The Five Metal Levels

There are 5 categories or “metal levels” of coverage in the Marketplace. Plans in each category pay different amounts of the total costs of an average person’s care. This takes into account the plans’ monthly premiums, deductibles, copayments, coinsurance, and out-of-pocket maximums. The actual percentage you’ll pay in total or per service will depend on the services you use during the year.

• Bronze: Your health plan pays 60% on average. You pay about 40%.
• Silver: Your health plan pays 70% on average. You pay about 30%.
• Gold: Your health plan pays 80% on average. You pay about 20%.
• Platinum: Your health plan pays 90% on average. You pay about 10%.
• Catastrophic: Catastrophic coverage plans pay less than 60% of the total average cost of care on average. They’re available only to people who are under 30 years old or have a hardship exemption.

Tax Penalty for Uninsured

ACA requires U.S. citizens and legal residents to have qualifying health coverage. Those without coverage pay a tax penalty of the greater of $695 per year up to a maximum of three times that amount ($2,085) per family or 2.5% of household income. Beginning after 2016, the penalty will be increased annually by the cost-of-living adjustment. Exemptions will be granted for financial hardship, religious objections, American Indians, those without coverage for less than three months, undocumented immigrants, incarcerated individuals, those for whom the lowest cost plan option exceeds 8% of an individual’s income, and those with incomes below the tax filing threshold.

Hardship Exemptions

  • Your income is below Federal Poverty Level
  • You lived in a state that didn’t expand its Medicaid program but you would have qualified if it had
  • You were homeless
  • You were evicted in the past 6 months or were facing eviction or foreclosure
  • You received a shut-off notice from a utility company
  • You recently experienced domestic violence
  • You recently experienced the death of a close family member
  • You experienced a fire, flood, or other natural or human-caused disaster that caused substantial damage to your property
  • You filed for bankruptcy in the last 6 months
  • You had medical expenses you couldn’t pay in the last 24 months that resulted in substantial debt
  • You experienced unexpected increases in necessary expenses due to caring for an ill, disabled, or aging family member
  • The lowest priced health plan in your county was more than 8% of your household income
  • You’re a member of a federally recognized tribe or eligible for services through an Indian Health Services provider; You’re a member of a recognized health care sharing ministry; You’re a member of a recognized religious sect with religious objections to insurance, including Social Security and Medicare
  • You are not lawfully present in the USA
  • You are incarcerated
  • US citizen living abroad for 330 days or more


Open Enrollment Period (OEP) and Special Enrollment Period (SEP)

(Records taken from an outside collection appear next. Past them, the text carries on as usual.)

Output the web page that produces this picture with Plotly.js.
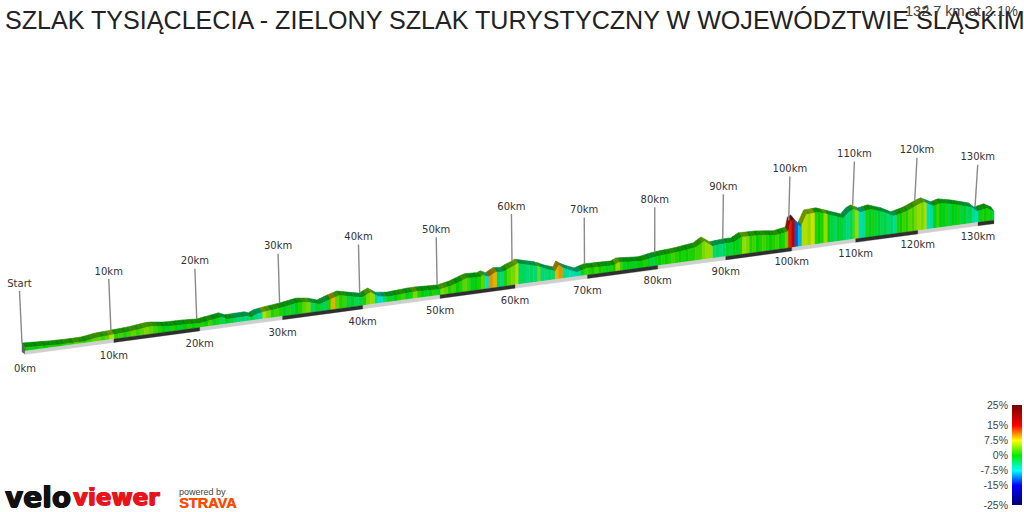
<!DOCTYPE html>
<html><head><meta charset="utf-8">
<script src="https://cdn.plot.ly/plotly-3.0.1.min.js"></script>
<style>html,body{margin:0;padding:0;background:#fff}#c{width:1024px;height:512px}</style>
</head><body><div id="c"></div>
<script>
const chartTitle = "SZLAK TYSIĄCLECIA - ZIELONY SZLAK TURYSTYCZNY W WOJEWÓDZTWIE ŚLĄSKIM";
const summary = "132.7 km at 2.1%";
const totalKm = 132.7;
const markerKm = [0,10,20,30,40,50,60,70,80,90,100,110,120,130];
const markerElev = [5,5.9,5.4,10.2,9.4,7,20.9,8.3,10,14.5,24,31,27,12.5];
// elevation profile (km along route, relative height)
const nodeKm = [0,2.9,4.8,6.7,8.1,10,11.9,14.2,16.2,18.2,20,22.6,23.3,25.7,26.2,26.8,28,30,32,33.4,34.6,35.9,37.1,38.4,39.9,41,42,43.4,46,47,50,51.4,53.6,55.3,55.7,56.4,57.4,58.4,59,60,60.3,63.2,64.3,65.6,66,66.7,68.5,69.9,73.7,74.4,77.6,79.9,82.8,85.6,86.8,88,90,91.2,92.3,95,97.6,99.5,99.8,100.3,100.9,101.4,102.3,104.2,106.8,108.1,108.9,109.7,110.8,112.4,114.5,116.1,118.2,120.2,121,122.6,123.8,125.9,128.9,129.8,131.5,132.7];
const nodeElev = [5,3.5,3,3,5,5.9,6.7,9,6.7,6.4,5.4,8.7,5.9,6.2,4.6,7,8.5,10.2,12.9,11.5,8.2,11.8,14.5,12.1,9.4,13.3,8.1,6.6,7.9,8,7,8.9,14.6,13.9,15.4,12.8,16.8,15.9,18.2,20.9,22.4,16.7,12.7,9.5,15,11.4,5.6,8.3,7.6,9.9,8,10.8,12.1,14.5,19.5,13.4,14.5,14.4,18.5,18,15.8,18,27.7,29.3,23.8,20.4,32.6,33,26.7,23.6,29,31.3,27.3,29,24.2,18.9,22.1,27.5,28.8,23.5,25.5,22.7,17.3,12.5,14.3,10.2];
// gradient (%) of each half-kilometre strip of the wall
const stripGrades = [
 0,0.5,0,1,0,0.5,1,0,1,2,1,3,2,1,2,3,3,2,3,6,
 1,2,1,2,3,2,3,4,3,2,1,0,-1,1,0,-1,0,1,0,1,
 1,0,2,-1,1,-3,0,-2,-3,-4,-3,-4,-2,-4,-5,6,4,1,2,1,
 -1,1,-2,0,1,3,4,-3,-1,-2,-3,1,9,3,1,2,-2,-1,-3,-2,
 1,4,5,-5,-7,-4,1,-2,0,1,2,-1,1,4,1,0,-1,0,1,-1,
 4,3,1,2,0,1,3,2,-1,0,1,3,-7,10,9,-3,-4,1,3,4,
 6,-3,-3,-4,-3,-4,4,-4,-4,-3,-4,9,10,-5,-5,-6,-5,-5,-1,2,
 1,0,2,0,1,-1,1,0,5,2,-1,0,-1,-1,0,0,1,-1,-2,-1,
 0,1,0,1,2,1,0,1,0,1,1,2,2,4,5,5,-4,-3,-4,-3,
 -1,-2,0,-1,1,5,4,1,2,0,1,2,1,0,1,2,0,1,3,14,
 18,-12,-9,6,6,5,7,1,0,1,5,-1,-2,-3,-1,-2,-3,-4,-3,3,
 5,-6,-5,1,-1,1,-2,-1,-3,-2,-4,-3,-5,1,0,2,1,3,2,4,
 5,4,6,-6,-5,-1,2,0,-1,1,-2,0,-1,1,-2,-1,-3,-2,-5,-6,
 -1,1,0,1,-1,-2];
const legendValues = [-25,-15,-7.5,0,7.5,15,25];
const legendColors = [[0,0,110],[0,0,255],[0,255,255],[0,235,0],[255,255,0],[255,0,0],[120,0,0]];
const legendLabels = ["-25%","-15%","-7.5%","0%","7.5%","15%","25%"];

// perspective projection of the route onto the page
const scaleAt = k => 1/(1+0.0018054*k);
const px = k => 25 + 9.0513*k*scaleAt(k);
const py = k => 351 - 0.135*(px(k)-25);
const elevAt = k => {
  let i = 0;
  while (i < nodeKm.length-2 && nodeKm[i+1] < k) i++;
  const t = (k-nodeKm[i])/(nodeKm[i+1]-nodeKm[i]);
  return nodeElev[i]+t*(nodeElev[i+1]-nodeElev[i]);
};
const colorOf = g => {
  let i = 0;
  while (i < legendValues.length-2 && legendValues[i+1] < g) i++;
  const t = (g-legendValues[i])/(legendValues[i+1]-legendValues[i]);
  return legendColors[i].map((c,j)=>c+t*(legendColors[i+1][j]-c));
};
const css = (c,f) => `rgb(${c.map(v=>Math.round(v*f)).join(",")})`;

const backX = 3, backY = 4.5, ribbonDrop = 1.5;
const wallTop = k => py(k)-Math.max(elevAt(k)-ribbonDrop,0.5);
const wallGroups = new Map(), ridgeGroups = new Map();
const push = (m,key,xs,ys) => {
  if(!m.has(key)) m.set(key,{x:[],y:[]});
  const g = m.get(key);
  g.x.push(...xs,xs[0],null); g.y.push(...ys,ys[0],null);
};
stripGrades.forEach((g,i)=>{
  const a = i*0.5, b = Math.min((i+1)*0.5,totalKm);
  const edges = [a,...nodeKm.filter(k=>k>a&&k<b),b];
  const c = colorOf(g);
  const tx = edges.map(px), ty = edges.map(wallTop);
  push(wallGroups,css(c,0.88),
    [px(a),px(b),...tx.slice().reverse()],
    [py(a),py(b),...ty.slice().reverse()]);
  const rc = c.map((v,j)=> j===1 ? v*0.58 : v*0.52);
  push(ridgeGroups,css(rc,1),
    [...tx,...tx.slice().reverse().map(x=>x-backX)],
    [...ty,...ty.slice().reverse().map(y=>y-backY)]);
});
const traces = [];
const addGroup = m => m.forEach((g,color)=>traces.push({type:"scatter",mode:"lines",x:g.x,y:g.y,fill:"toself",fillcolor:color,
  line:{color:color,width:0.6},hoverinfo:"skip",showlegend:false}));
addGroup(ridgeGroups);
addGroup(wallGroups);

// start cap
const capTop = wallTop(0);
traces.push({type:"scatter",mode:"lines",x:[px(0),px(0),px(0)-backX,px(0)-backX,px(0)],y:[capTop,py(0)+3,py(0)+1,capTop-backY,capTop],
  fill:"toself",fillcolor:"#566a56",line:{color:"#566a56",width:0.5},hoverinfo:"skip",showlegend:false});

// kilometre band
const band = {light:{x:[],y:[]},dark:{x:[],y:[]}};
const bandH = 3.5;
markerKm.forEach((k,i)=>{
  const e = Math.min(k+10,totalKm), t = i%2 ? band.dark : band.light;
  t.x.push(px(k),px(e),px(e),px(k),px(k),null);
  t.y.push(py(k),py(e),py(e)+bandH,py(k)+bandH,py(k),null);
});
traces.push({type:"scatter",mode:"lines",...band.light,fill:"toself",fillcolor:"#cfcfcf",line:{color:"#cfcfcf",width:0.3},hoverinfo:"skip",showlegend:false});
traces.push({type:"scatter",mode:"lines",...band.dark,fill:"toself",fillcolor:"#2e2e2e",line:{color:"#2e2e2e",width:0.3},hoverinfo:"skip",showlegend:false});

// poles and labels
const poles = {x:[],y:[]}, upper = {x:[],y:[],text:[]}, lower = {x:[],y:[],text:[]};
markerKm.forEach((k,i)=>{
  const bx = px(k)-backX, by = py(k)-markerElev[i]-3;
  const len = 52*scaleAt(k);
  const d = px(k)-654;
  const tx = bx+d*(d<0?0.004:0.0085), ty = by-len;
  poles.x.push(bx,tx,null); poles.y.push(by,ty,null);
  upper.x.push(tx); upper.y.push(ty-7); upper.text.push(k===0?"Start":k+"km");
  lower.x.push(px(k)); lower.y.push(py(k)+1+17*scaleAt(k)); lower.text.push(k+"km");
});
traces.push({type:"scatter",mode:"lines",x:poles.x,y:poles.y,line:{color:"#8a8a8a",width:1.4},hoverinfo:"skip",showlegend:false});
const labelFont = {family:"DejaVu Sans",size:10,color:"#333"};
traces.push({type:"scatter",mode:"text",...upper,textposition:"middle center",textfont:labelFont,hoverinfo:"skip",showlegend:false});
traces.push({type:"scatter",mode:"text",...lower,textposition:"middle center",textfont:labelFont,hoverinfo:"skip",showlegend:false});

// gradient legend
const span = legendValues[legendValues.length-1]-legendValues[0];
traces.push({type:"heatmap",xaxis:"x2",yaxis:"y2",x:[0,1],y:legendValues,z:legendValues.map(v=>[v,v]),zmin:-25,zmax:25,zsmooth:"best",showscale:false,hoverinfo:"skip",
  colorscale:legendValues.map((v,i)=>[(v-legendValues[0])/span,css(legendColors[i],1)])});

const layout = {
  width:1024,height:512,autosize:false,margin:{l:0,r:0,t:0,b:0},paper_bgcolor:"#fff",plot_bgcolor:"#fff",showlegend:false,
  title:{text:chartTitle,x:5/1024,xanchor:"left",y:1-20/512,yanchor:"middle",font:{family:"Liberation Sans",size:25.1,color:"#222"}},
  xaxis:{range:[0,1024],visible:false,fixedrange:true},
  yaxis:{range:[512,0],visible:false,fixedrange:true},
  xaxis2:{domain:[1012/1024,1022/1024],range:[0,1],visible:false,anchor:"y2"},
  yaxis2:{domain:[7/512,107/512],range:[-25,25],anchor:"x2",side:"left",tickmode:"array",tickvals:legendValues,ticktext:legendLabels,
    ticks:"",showgrid:false,zeroline:false,showline:false,ticklabelstandoff:3,tickfont:{family:"Liberation Sans",size:10.5,color:"#444"}},
  annotations:[
    {text:summary,xref:"x",yref:"y",x:1020,y:11,xanchor:"right",yanchor:"middle",showarrow:false,font:{family:"Liberation Sans",size:14.5,color:"#444"}},
    {text:"<b>velo</b>",xref:"x",yref:"y",x:3,y:497,xanchor:"left",yanchor:"middle",showarrow:false,font:{family:"DejaVu Sans",size:28,color:"#111",shadow:"0.7px 0 #111,-0.7px 0 #111,0 0.5px #111"}},
    {text:"<b>viewer</b>",xref:"x",yref:"y",x:71,y:497,xanchor:"left",yanchor:"middle",showarrow:false,font:{family:"DejaVu Sans",size:23,color:"#e8141c",shadow:"0.7px 0 #e8141c,-0.7px 0 #e8141c,0 0.5px #e8141c"}},
    {text:"powered by",xref:"x",yref:"y",x:177,y:492,xanchor:"left",yanchor:"middle",showarrow:false,font:{family:"Liberation Sans",size:9,color:"#444"}},
    {text:"<b>STRAVA</b>",xref:"x",yref:"y",x:177,y:503,xanchor:"left",yanchor:"middle",showarrow:false,font:{family:"Liberation Sans",size:14.5,color:"#fc4c02",shadow:"0.4px 0 #fc4c02"}}
  ]
};
Plotly.newPlot("c",traces,layout,{displayModeBar:false,staticPlot:true});
</script></body></html>
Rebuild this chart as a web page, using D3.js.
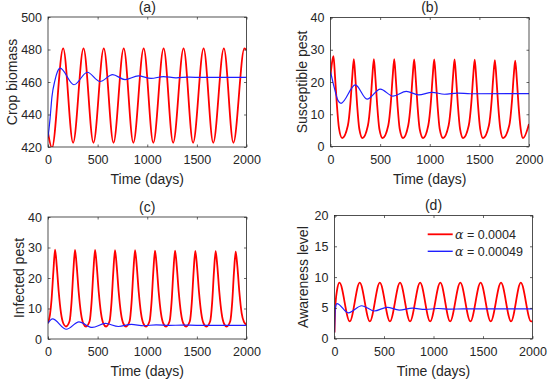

You may enroll or change your health insurance plan during annual Open Enrollment Period. The OEP for 2018 plan year is Nov. 1 to Dec.15.

You have a right sign up for health coverage or change your current health plan outside of the open enrollment period if you have certain life events in your family such as marriage/divorce, birth/adoption/death, moving, losing job, Medicaid/Chip or other health plan termination, immigration status change, and so on. You have a special enrollment period 60 days following the life event.